Available records
****************
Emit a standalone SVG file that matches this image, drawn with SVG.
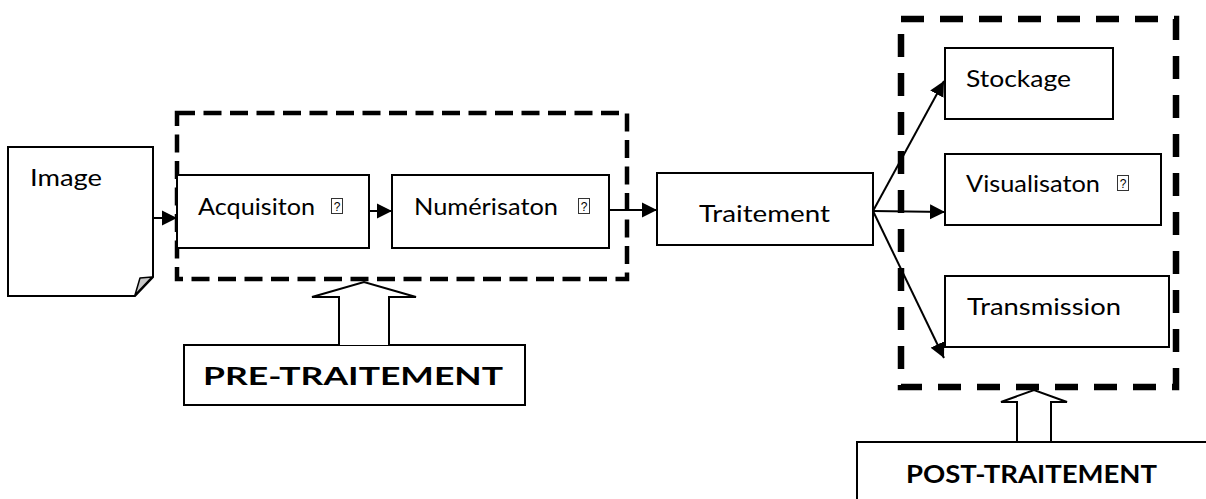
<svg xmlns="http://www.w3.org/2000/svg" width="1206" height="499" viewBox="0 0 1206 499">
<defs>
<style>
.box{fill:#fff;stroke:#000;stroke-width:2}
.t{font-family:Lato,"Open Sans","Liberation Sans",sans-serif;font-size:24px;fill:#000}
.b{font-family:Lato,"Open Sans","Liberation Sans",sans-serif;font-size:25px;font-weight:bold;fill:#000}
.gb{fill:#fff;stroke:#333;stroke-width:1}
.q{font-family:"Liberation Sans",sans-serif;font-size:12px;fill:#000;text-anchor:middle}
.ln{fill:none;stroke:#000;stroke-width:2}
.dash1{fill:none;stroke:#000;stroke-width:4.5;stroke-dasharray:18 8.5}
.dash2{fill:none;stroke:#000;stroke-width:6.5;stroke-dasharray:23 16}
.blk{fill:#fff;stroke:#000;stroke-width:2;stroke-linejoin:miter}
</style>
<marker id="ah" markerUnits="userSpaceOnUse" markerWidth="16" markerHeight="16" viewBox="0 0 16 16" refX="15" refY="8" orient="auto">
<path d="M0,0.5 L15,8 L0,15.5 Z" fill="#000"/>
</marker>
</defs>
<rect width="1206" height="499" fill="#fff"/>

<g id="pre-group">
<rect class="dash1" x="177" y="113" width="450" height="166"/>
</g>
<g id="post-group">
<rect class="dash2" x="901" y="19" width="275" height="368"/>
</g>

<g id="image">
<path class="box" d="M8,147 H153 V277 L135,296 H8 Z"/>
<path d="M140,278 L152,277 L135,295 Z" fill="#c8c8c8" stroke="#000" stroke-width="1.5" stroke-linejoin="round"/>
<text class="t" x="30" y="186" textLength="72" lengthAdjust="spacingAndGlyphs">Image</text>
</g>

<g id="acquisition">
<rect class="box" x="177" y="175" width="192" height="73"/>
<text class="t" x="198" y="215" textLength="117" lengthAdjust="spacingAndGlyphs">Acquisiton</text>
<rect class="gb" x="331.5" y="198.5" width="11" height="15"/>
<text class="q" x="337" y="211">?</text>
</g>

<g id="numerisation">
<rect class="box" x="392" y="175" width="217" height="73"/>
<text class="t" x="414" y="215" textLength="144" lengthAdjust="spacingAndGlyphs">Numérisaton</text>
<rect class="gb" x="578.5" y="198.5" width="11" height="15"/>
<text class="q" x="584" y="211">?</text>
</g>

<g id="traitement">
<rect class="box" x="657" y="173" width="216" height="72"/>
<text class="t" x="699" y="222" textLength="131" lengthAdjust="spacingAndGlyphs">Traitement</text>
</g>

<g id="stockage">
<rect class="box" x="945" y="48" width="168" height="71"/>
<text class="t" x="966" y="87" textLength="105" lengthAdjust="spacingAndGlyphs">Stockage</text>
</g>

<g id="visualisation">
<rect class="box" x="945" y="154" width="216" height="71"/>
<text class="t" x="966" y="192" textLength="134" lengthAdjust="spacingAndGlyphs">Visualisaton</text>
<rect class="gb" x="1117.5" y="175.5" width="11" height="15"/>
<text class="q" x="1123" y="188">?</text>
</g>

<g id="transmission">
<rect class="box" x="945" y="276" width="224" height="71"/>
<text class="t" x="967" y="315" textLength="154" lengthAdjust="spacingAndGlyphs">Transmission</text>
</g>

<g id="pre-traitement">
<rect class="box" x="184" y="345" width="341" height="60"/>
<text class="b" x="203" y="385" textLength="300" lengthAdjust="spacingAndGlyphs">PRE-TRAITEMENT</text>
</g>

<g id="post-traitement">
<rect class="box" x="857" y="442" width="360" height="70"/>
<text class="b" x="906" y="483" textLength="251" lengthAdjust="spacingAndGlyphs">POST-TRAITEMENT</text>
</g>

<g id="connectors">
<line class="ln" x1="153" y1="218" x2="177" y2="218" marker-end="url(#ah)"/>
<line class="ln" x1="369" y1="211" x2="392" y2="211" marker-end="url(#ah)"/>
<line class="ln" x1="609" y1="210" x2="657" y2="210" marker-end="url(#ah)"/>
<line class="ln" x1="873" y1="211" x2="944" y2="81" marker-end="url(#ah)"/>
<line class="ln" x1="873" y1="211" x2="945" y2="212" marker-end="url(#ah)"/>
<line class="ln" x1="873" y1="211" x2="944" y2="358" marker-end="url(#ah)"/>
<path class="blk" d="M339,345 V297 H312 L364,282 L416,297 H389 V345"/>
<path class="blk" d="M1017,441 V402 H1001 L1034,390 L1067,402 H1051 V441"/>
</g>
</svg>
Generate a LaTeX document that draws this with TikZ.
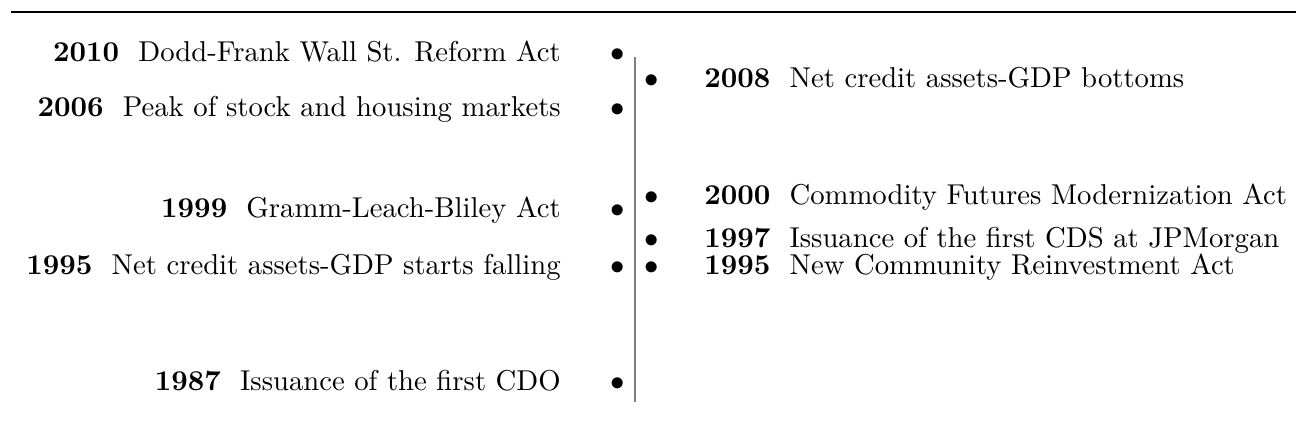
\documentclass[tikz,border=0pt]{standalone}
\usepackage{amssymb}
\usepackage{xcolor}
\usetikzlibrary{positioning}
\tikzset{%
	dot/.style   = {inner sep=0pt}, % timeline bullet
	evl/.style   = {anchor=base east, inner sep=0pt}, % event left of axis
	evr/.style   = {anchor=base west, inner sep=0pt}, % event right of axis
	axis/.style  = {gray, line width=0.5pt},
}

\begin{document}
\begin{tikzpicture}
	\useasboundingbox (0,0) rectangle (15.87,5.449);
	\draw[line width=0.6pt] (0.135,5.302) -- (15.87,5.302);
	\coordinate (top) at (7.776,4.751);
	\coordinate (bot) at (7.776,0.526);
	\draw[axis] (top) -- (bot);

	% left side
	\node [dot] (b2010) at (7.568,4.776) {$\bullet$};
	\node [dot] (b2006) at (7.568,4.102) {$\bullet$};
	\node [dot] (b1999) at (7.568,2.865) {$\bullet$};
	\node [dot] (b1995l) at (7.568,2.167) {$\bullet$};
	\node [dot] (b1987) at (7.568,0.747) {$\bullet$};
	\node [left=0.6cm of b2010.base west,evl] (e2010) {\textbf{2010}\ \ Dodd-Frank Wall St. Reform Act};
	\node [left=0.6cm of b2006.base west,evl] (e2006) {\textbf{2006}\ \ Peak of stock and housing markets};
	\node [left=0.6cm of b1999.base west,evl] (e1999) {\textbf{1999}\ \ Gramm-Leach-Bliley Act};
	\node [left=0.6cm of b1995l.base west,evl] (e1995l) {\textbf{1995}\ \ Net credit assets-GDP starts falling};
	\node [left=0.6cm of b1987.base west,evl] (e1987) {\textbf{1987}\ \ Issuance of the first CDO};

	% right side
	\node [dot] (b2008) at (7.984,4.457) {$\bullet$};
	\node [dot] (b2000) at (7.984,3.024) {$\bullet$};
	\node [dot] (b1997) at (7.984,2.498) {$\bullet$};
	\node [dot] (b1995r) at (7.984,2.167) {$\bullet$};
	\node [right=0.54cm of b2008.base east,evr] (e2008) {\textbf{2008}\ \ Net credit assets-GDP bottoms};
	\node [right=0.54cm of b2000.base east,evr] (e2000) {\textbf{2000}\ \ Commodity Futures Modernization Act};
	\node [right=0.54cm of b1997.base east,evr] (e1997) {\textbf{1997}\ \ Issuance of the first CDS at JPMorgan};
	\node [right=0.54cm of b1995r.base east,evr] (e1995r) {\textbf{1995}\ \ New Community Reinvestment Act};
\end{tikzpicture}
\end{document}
****************
Directive
Each record above is to be restated exactly, with its pictures removed from the copy.

Worked solution
Emit a standalone SVG file that matches this image, drawn with SVG.
<svg xmlns="http://www.w3.org/2000/svg" width="1206" height="499" viewBox="0 0 1206 499">
<defs>
<style>
.box{fill:#fff;stroke:#000;stroke-width:2}
.t{font-family:Lato,"Open Sans","Liberation Sans",sans-serif;font-size:24px;fill:#000}
.b{font-family:Lato,"Open Sans","Liberation Sans",sans-serif;font-size:25px;font-weight:bold;fill:#000}
.gb{fill:#fff;stroke:#333;stroke-width:1}
.q{font-family:"Liberation Sans",sans-serif;font-size:12px;fill:#000;text-anchor:middle}
.ln{fill:none;stroke:#000;stroke-width:2}
.dash1{fill:none;stroke:#000;stroke-width:4.5;stroke-dasharray:18 8.5}
.dash2{fill:none;stroke:#000;stroke-width:6.5;stroke-dasharray:23 16}
.blk{fill:#fff;stroke:#000;stroke-width:2;stroke-linejoin:miter}
</style>
<marker id="ah" markerUnits="userSpaceOnUse" markerWidth="16" markerHeight="16" viewBox="0 0 16 16" refX="15" refY="8" orient="auto">
<path d="M0,0.5 L15,8 L0,15.5 Z" fill="#000"/>
</marker>
</defs>
<rect width="1206" height="499" fill="#fff"/>

<g id="pre-group">
<rect class="dash1" x="177" y="113" width="450" height="166"/>
</g>
<g id="post-group">
<rect class="dash2" x="901" y="19" width="275" height="368"/>
</g>

<g id="image">
<path class="box" d="M8,147 H153 V277 L135,296 H8 Z"/>
<path d="M140,278 L152,277 L135,295 Z" fill="#c8c8c8" stroke="#000" stroke-width="1.5" stroke-linejoin="round"/>
<text class="t" x="30" y="186" textLength="72" lengthAdjust="spacingAndGlyphs">Image</text>
</g>

<g id="acquisition">
<rect class="box" x="177" y="175" width="192" height="73"/>
<text class="t" x="198" y="215" textLength="117" lengthAdjust="spacingAndGlyphs">Acquisiton</text>
<rect class="gb" x="331.5" y="198.5" width="11" height="15"/>
<text class="q" x="337" y="211">?</text>
</g>

<g id="numerisation">
<rect class="box" x="392" y="175" width="217" height="73"/>
<text class="t" x="414" y="215" textLength="144" lengthAdjust="spacingAndGlyphs">Numérisaton</text>
<rect class="gb" x="578.5" y="198.5" width="11" height="15"/>
<text class="q" x="584" y="211">?</text>
</g>

<g id="traitement">
<rect class="box" x="657" y="173" width="216" height="72"/>
<text class="t" x="699" y="222" textLength="131" lengthAdjust="spacingAndGlyphs">Traitement</text>
</g>

<g id="stockage">
<rect class="box" x="945" y="48" width="168" height="71"/>
<text class="t" x="966" y="87" textLength="105" lengthAdjust="spacingAndGlyphs">Stockage</text>
</g>

<g id="visualisation">
<rect class="box" x="945" y="154" width="216" height="71"/>
<text class="t" x="966" y="192" textLength="134" lengthAdjust="spacingAndGlyphs">Visualisaton</text>
<rect class="gb" x="1117.5" y="175.5" width="11" height="15"/>
<text class="q" x="1123" y="188">?</text>
</g>

<g id="transmission">
<rect class="box" x="945" y="276" width="224" height="71"/>
<text class="t" x="967" y="315" textLength="154" lengthAdjust="spacingAndGlyphs">Transmission</text>
</g>

<g id="pre-traitement">
<rect class="box" x="184" y="345" width="341" height="60"/>
<text class="b" x="203" y="385" textLength="300" lengthAdjust="spacingAndGlyphs">PRE-TRAITEMENT</text>
</g>

<g id="post-traitement">
<rect class="box" x="857" y="442" width="360" height="70"/>
<text class="b" x="906" y="483" textLength="251" lengthAdjust="spacingAndGlyphs">POST-TRAITEMENT</text>
</g>

<g id="connectors">
<line class="ln" x1="153" y1="218" x2="177" y2="218" marker-end="url(#ah)"/>
<line class="ln" x1="369" y1="211" x2="392" y2="211" marker-end="url(#ah)"/>
<line class="ln" x1="609" y1="210" x2="657" y2="210" marker-end="url(#ah)"/>
<line class="ln" x1="873" y1="211" x2="944" y2="81" marker-end="url(#ah)"/>
<line class="ln" x1="873" y1="211" x2="945" y2="212" marker-end="url(#ah)"/>
<line class="ln" x1="873" y1="211" x2="944" y2="358" marker-end="url(#ah)"/>
<path class="blk" d="M339,345 V297 H312 L364,282 L416,297 H389 V345"/>
<path class="blk" d="M1017,441 V402 H1001 L1034,390 L1067,402 H1051 V441"/>
</g>
</svg>
Generate a LaTeX document that draws this with TikZ.
\documentclass[tikz,border=0pt]{standalone}
\usepackage{amssymb}
\usepackage{xcolor}
\usetikzlibrary{positioning}
\tikzset{%
	dot/.style   = {inner sep=0pt}, % timeline bullet
	evl/.style   = {anchor=base east, inner sep=0pt}, % event left of axis
	evr/.style   = {anchor=base west, inner sep=0pt}, % event right of axis
	axis/.style  = {gray, line width=0.5pt},
}

\begin{document}
\begin{tikzpicture}
	\useasboundingbox (0,0) rectangle (15.87,5.449);
	\draw[line width=0.6pt] (0.135,5.302) -- (15.87,5.302);
	\coordinate (top) at (7.776,4.751);
	\coordinate (bot) at (7.776,0.526);
	\draw[axis] (top) -- (bot);

	% left side
	\node [dot] (b2010) at (7.568,4.776) {$\bullet$};
	\node [dot] (b2006) at (7.568,4.102) {$\bullet$};
	\node [dot] (b1999) at (7.568,2.865) {$\bullet$};
	\node [dot] (b1995l) at (7.568,2.167) {$\bullet$};
	\node [dot] (b1987) at (7.568,0.747) {$\bullet$};
	\node [left=0.6cm of b2010.base west,evl] (e2010) {\textbf{2010}\ \ Dodd-Frank Wall St. Reform Act};
	\node [left=0.6cm of b2006.base west,evl] (e2006) {\textbf{2006}\ \ Peak of stock and housing markets};
	\node [left=0.6cm of b1999.base west,evl] (e1999) {\textbf{1999}\ \ Gramm-Leach-Bliley Act};
	\node [left=0.6cm of b1995l.base west,evl] (e1995l) {\textbf{1995}\ \ Net credit assets-GDP starts falling};
	\node [left=0.6cm of b1987.base west,evl] (e1987) {\textbf{1987}\ \ Issuance of the first CDO};

	% right side
	\node [dot] (b2008) at (7.984,4.457) {$\bullet$};
	\node [dot] (b2000) at (7.984,3.024) {$\bullet$};
	\node [dot] (b1997) at (7.984,2.498) {$\bullet$};
	\node [dot] (b1995r) at (7.984,2.167) {$\bullet$};
	\node [right=0.54cm of b2008.base east,evr] (e2008) {\textbf{2008}\ \ Net credit assets-GDP bottoms};
	\node [right=0.54cm of b2000.base east,evr] (e2000) {\textbf{2000}\ \ Commodity Futures Modernization Act};
	\node [right=0.54cm of b1997.base east,evr] (e1997) {\textbf{1997}\ \ Issuance of the first CDS at JPMorgan};
	\node [right=0.54cm of b1995r.base east,evr] (e1995r) {\textbf{1995}\ \ New Community Reinvestment Act};
\end{tikzpicture}
\end{document}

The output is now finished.